I don’t have any fancy firewall configures:

[usafibra@RB_BGP] /ip firewall filter> pr
Flags: X - disabled, I - invalid, D - dynamic 
 0    ;;; Someone directly connected to us (probably from IX SP) trying to use our router as gateway, This is just wrong.
      chain=forward action=drop in-interface-list=WAN out-interface-list=WAN log=no log-prefix="WAIT WHAT???" 

 1    ;;; Accept traffic from BGP peers, so the BGP session can exchange information normally
      chain=input action=accept src-address-list=bgp log=no log-prefix="" 

 2    ;;; Accept ICMP on WAN limited to 100 pps, so pings and other ICMP messages can work normally
      chain=input action=accept protocol=icmp in-interface-list=WAN limit=100,5:packet log=no log-prefix="" 

 3    ;;; Drop all traffic in input chain that comes from internet
      chain=input action=drop src-address-list=!addr-access in-interface-list=WAN log=no log-prefix="" 

 4    ;;; IX.BR rule - Drop all IPv4 packets that would go out by IPv6 vlan
      chain=output action=drop out-interface=vlan-PTT-IPv6 log=no log-prefix="" 

 5    ;;; IX.BR rule - Drop Multicast packets that would go out IPv4 vlan
      chain=output action=drop dst-address-type=multicast out-interface=vlan-PTT-IPv4 log=no log-prefix="" 

 6    chain=forward action=drop dst-address-type=multicast out-interface=vlan-PTT-IPv4 log=no log-prefix="" 

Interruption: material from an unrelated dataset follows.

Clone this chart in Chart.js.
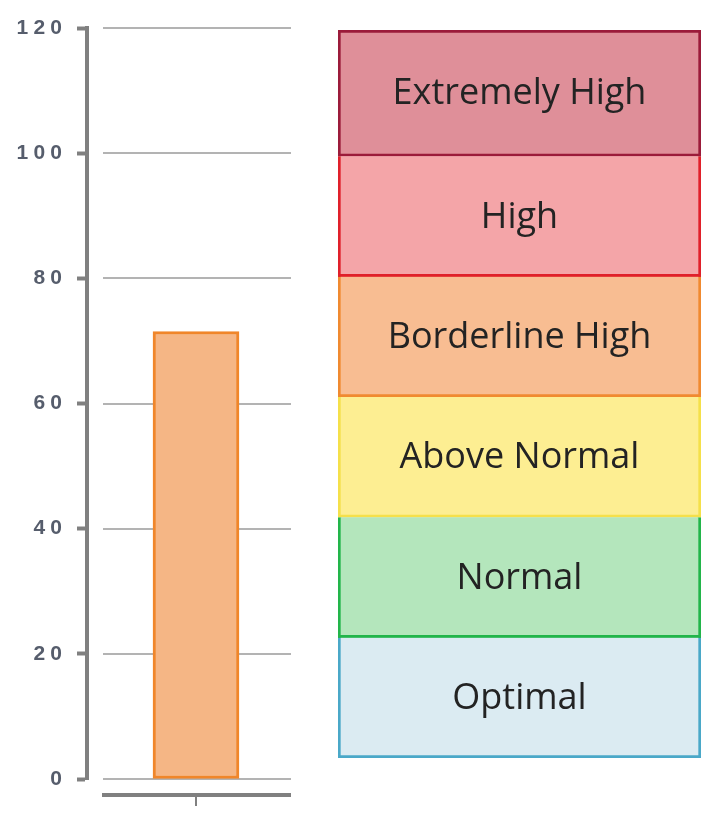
<!DOCTYPE html>
<html>
<head>
<meta charset="utf-8">
<script src="https://cdn.jsdelivr.net/npm/chart.js@4"></script>
<style>
  body { margin: 0; background: #fff; }
  #wrap { position: relative; width: 717px; height: 821px; }
  #levelChart { position: absolute; left: 0; top: 0; }
  #bandChart { position: absolute; left: 330px; top: 0; }
</style>
</head>
<body>
<div id="wrap">
  <canvas id="levelChart" width="320" height="821"></canvas>
  <canvas id="bandChart" width="387" height="821"></canvas>
</div>
<script>
// measured value
const categories = [""];
const levelValues = [71.5];
const yTicksMax = 120;
const yStep = 20;

// reference bands, bottom to top
const bandLabels = ["Optimal", "Normal", "Above Normal", "Borderline High", "High", "Extremely High"];
const bandSizes = [20, 20, 20, 20, 20, 21];
const bandFill = ["#dbebf2", "#b4e6bc", "#fdee92", "#f8bd92", "#f4a5a8", "#df8f99"];
const bandBorder = ["#4aa8c8", "#22b54a", "#f5e04a", "#f08a30", "#e0202a", "#9b1b3a"];

const axisGray = "#808080";

// gridlines start a bit right of the axis, and the x axis sits below zero
const levelDecor = {
  id: "levelDecor",
  beforeDatasetsDraw(chart) {
    const { ctx, scales } = chart;
    const y = scales.y;
    ctx.save();
    ctx.strokeStyle = "#b3b3b3";
    ctx.lineWidth = 2;
    y.ticks.forEach((t) => {
      const py = Math.round(y.getPixelForValue(t.value));
      ctx.beginPath();
      ctx.moveTo(103, py);
      ctx.lineTo(291, py);
      ctx.stroke();
    });
    ctx.restore();
  },
  afterDraw(chart) {
    const { ctx, scales } = chart;
    const base = scales.y.getPixelForValue(0) + 16;
    const cx = Math.round(scales.x.getPixelForValue(0));
    ctx.save();
    ctx.strokeStyle = axisGray;
    ctx.lineWidth = 4;
    ctx.beginPath();
    ctx.moveTo(102, base);
    ctx.lineTo(291, base);
    ctx.stroke();
    ctx.lineWidth = 2;
    ctx.beginPath();
    ctx.moveTo(cx, base);
    ctx.lineTo(cx, base + 11);
    ctx.stroke();
    ctx.restore();
  },
};

new Chart(document.getElementById("levelChart"), {
  type: "bar",
  data: {
    labels: categories,
    datasets: [
      {
        data: levelValues,
        backgroundColor: "#f5b685",
        borderColor: "#f0862a",
        borderWidth: 3,
        borderSkipped: false,
        barThickness: 86,
      },
    ],
  },
  options: {
    responsive: false,
    animation: false,
    devicePixelRatio: 1,
    layout: { padding: { left: 0, top: 28, right: 15, bottom: 42 } },
    plugins: { legend: { display: false }, tooltip: { enabled: false } },
    scales: {
      x: { display: false },
      y: {
        min: 0,
        max: yTicksMax,
        afterFit: (scale) => {
          scale.width = 87;
        },
        ticks: {
          stepSize: yStep,
          padding: 15,
          color: "#565d6c",
          font: { family: "'Liberation Sans', sans-serif", size: 21, weight: "bold" },
          callback: (v) => String(v).split("").join("\u2005"),
        },
        grid: {
          drawOnChartArea: false,
          drawTicks: true,
          tickLength: 10,
          tickWidth: 4,
          tickColor: axisGray,
        },
        border: { display: true, color: axisGray, width: 4 },
      },
    },
  },
  plugins: [levelDecor],
});

const bandText = {
  id: "bandText",
  afterDatasetsDraw(chart) {
    const { ctx } = chart;
    ctx.save();
    ctx.fillStyle = "#232323";
    ctx.font = "36px 'Open Sans', sans-serif";
    ctx.textAlign = "center";
    ctx.textBaseline = "middle";
    chart.data.datasets.forEach((ds, i) => {
      const el = chart.getDatasetMeta(i).data[0];
      ctx.fillText(ds.label, el.x, (el.y + el.base) / 2 + 1);
    });
    ctx.restore();
  },
};

new Chart(document.getElementById("bandChart"), {
  type: "bar",
  data: {
    labels: ["range"],
    datasets: bandLabels.map((label, i) => ({
      label: label,
      data: [bandSizes[i]],
      backgroundColor: bandFill[i],
      borderColor: bandBorder[i],
      borderWidth: 3,
      borderSkipped: i === bandLabels.length - 1 ? false : "end",
      barPercentage: 1,
      categoryPercentage: 1,
    })),
  },
  options: {
    responsive: false,
    animation: false,
    devicePixelRatio: 1,
    layout: { padding: { left: 8, top: 30, right: 16, bottom: 63 } },
    plugins: { legend: { display: false }, tooltip: { enabled: false } },
    scales: {
      x: { display: false, stacked: true },
      y: {
        display: false,
        stacked: true,
        min: 0,
        max: bandSizes.reduce((a, b) => a + b, 0),
      },
    },
  },
  plugins: [bandText],
});
</script>
</body>
</html>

 7    ;;; Add dst-address of DNS requests to addr-access address-list, so when the DNS server responds, it's packets are not dropped
      chain=output action=add-dst-to-address-list protocol=udp address-list=addr-access address-list-timeout=1m out-interface-list=WAN dst-port=53 log=no log-prefix="" 

 8    ;;; Accept traffic comming from vlan-oper2 from oper2's public addresses
      chain=forward action=accept dst-address=a.b.c.d/29 in-interface=vlan-telium log=no log-prefix="" 

 9    ;;; Drop traffic comming from WAN interfaces that are not destinated to our AS addresses
      chain=forward action=drop dst-address-list=!bgp-announcements in-interface-list=WAN log=no log-prefix="" 

[usafibra@RB_BGP] /ip firewall raw> pr
Flags: X - disabled, I - invalid, D - dynamic 
 0    ;;; Traffic comming in WAN interfaces can't have our AS addresses as source
      chain=prerouting action=drop in-interface-list=WAN log=no log-prefix="" src-address=a.b.1.0/24 

 1    chain=prerouting action=drop in-interface-list=WAN log=no log-prefix="" src-address=a.b.2.0/24 

 2    chain=prerouting action=drop in-interface-list=WAN log=no log-prefix="" src-address=a.b.3.0/24 

 3    ;;; Traffic comming in WAN interfaces can't have local addresses as source
      chain=prerouting action=drop in-interface-list=WAN log=no log-prefix="" src-address-type=local 

 4    ;;; Documentation Addresses
      chain=prerouting action=drop log=no log-prefix="DOC" src-address-list=documentation 

 5    ;;; Traffic comming in WAN interfaces can't have LAN addresses as source
      chain=prerouting action=drop in-interface-list=WAN log=no log-prefix="" src-address-list=local-net 

 6  D ;;; /ip firewall connection tracking set enabled=no
      chain=prerouting action=notrack 

 7  D ;;; /ip firewall connection tracking set enabled=no
      chain=output action=notrack

I have tryed disabling all firewalll rules, and the loss doesn’t stop.

I have, for now, no other clue on where to look to investigate what could be the cause.
diagram.jpg

Have you checked the Logs on all your devices ?

Yes. All the time. There is no error nor warning of any kind.
I have a CCR1072 which I can use to replace that CCR #1 (it is a CCR1036-8G-4S+), but I want to find where the issue is, so I know if I can keep using that CCR1036 or send it to warranty.
I’m starting to think it is some kind of physical issue, but it is not on a single ethernet chip for example, because it happens on any port, ethernet or sfp.

I should add also that I was using stable 6.48.x (don’t remember exatcly what release), and I updated to long-term 6.47.10 and the problem persists.